Time to transfer to a more inclusive corporate culture

Women are perfectly aware of these difficulties. They perceive their value not to be compensated in the same way as that of men in terms of remuneration and advancement: 58% of the women we surveyed believe they are not paid the same as their male peers for similar performance in the same role and 45% of them believe they need more education and technical qualifications than their male peers to be considered for promotions. It is time for companies to seriously tackle these gender biases and transform their corporate culture into a more inclusive culture.

Our survey also revealed another critical barrier perceived by women: a lack of influence due to the absence or weakness of their professional network. Indeed, 53% of them believe that men at the office have a larger network than women, 58% do not have a group of trusted advisors and 40% lack supportive relationships in their professional life. This weakness is directly related to our choices on where we spend our time and energy.

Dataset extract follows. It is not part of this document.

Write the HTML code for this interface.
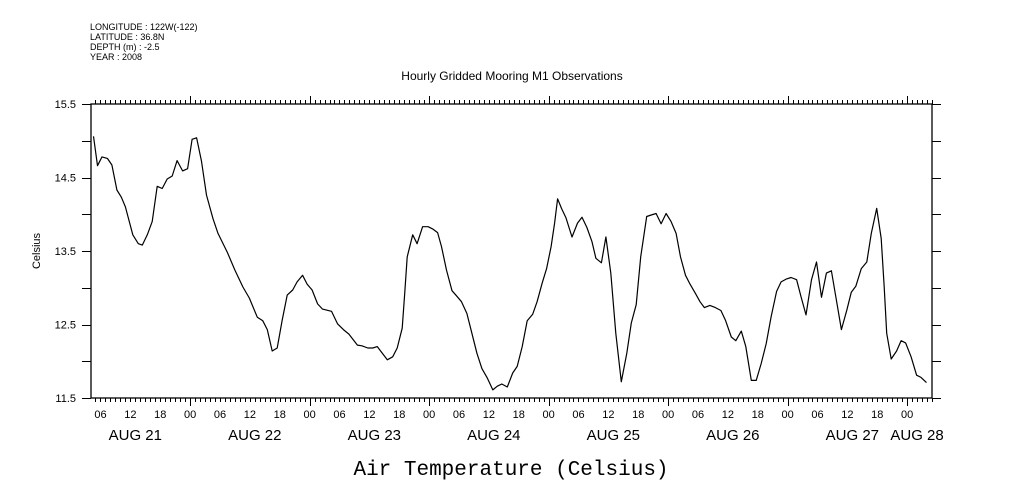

It is our responsibility to build and feed this network, or not.

You need to focus on your network

According to the AVTAR Group, that conducted a survey in 2015 on international mobility, women start to network around age 42 while men start around age 17! Women do understand that it is frequently outside working hours that one gets key information for a project’s success or new opportunities from colleagues or management. But then we do not have the same life as men. In a couple where both work full-time, the wife devotes an additional 1h30 per day to family tasks. Not to mention the weight of the mental workload that alienates us.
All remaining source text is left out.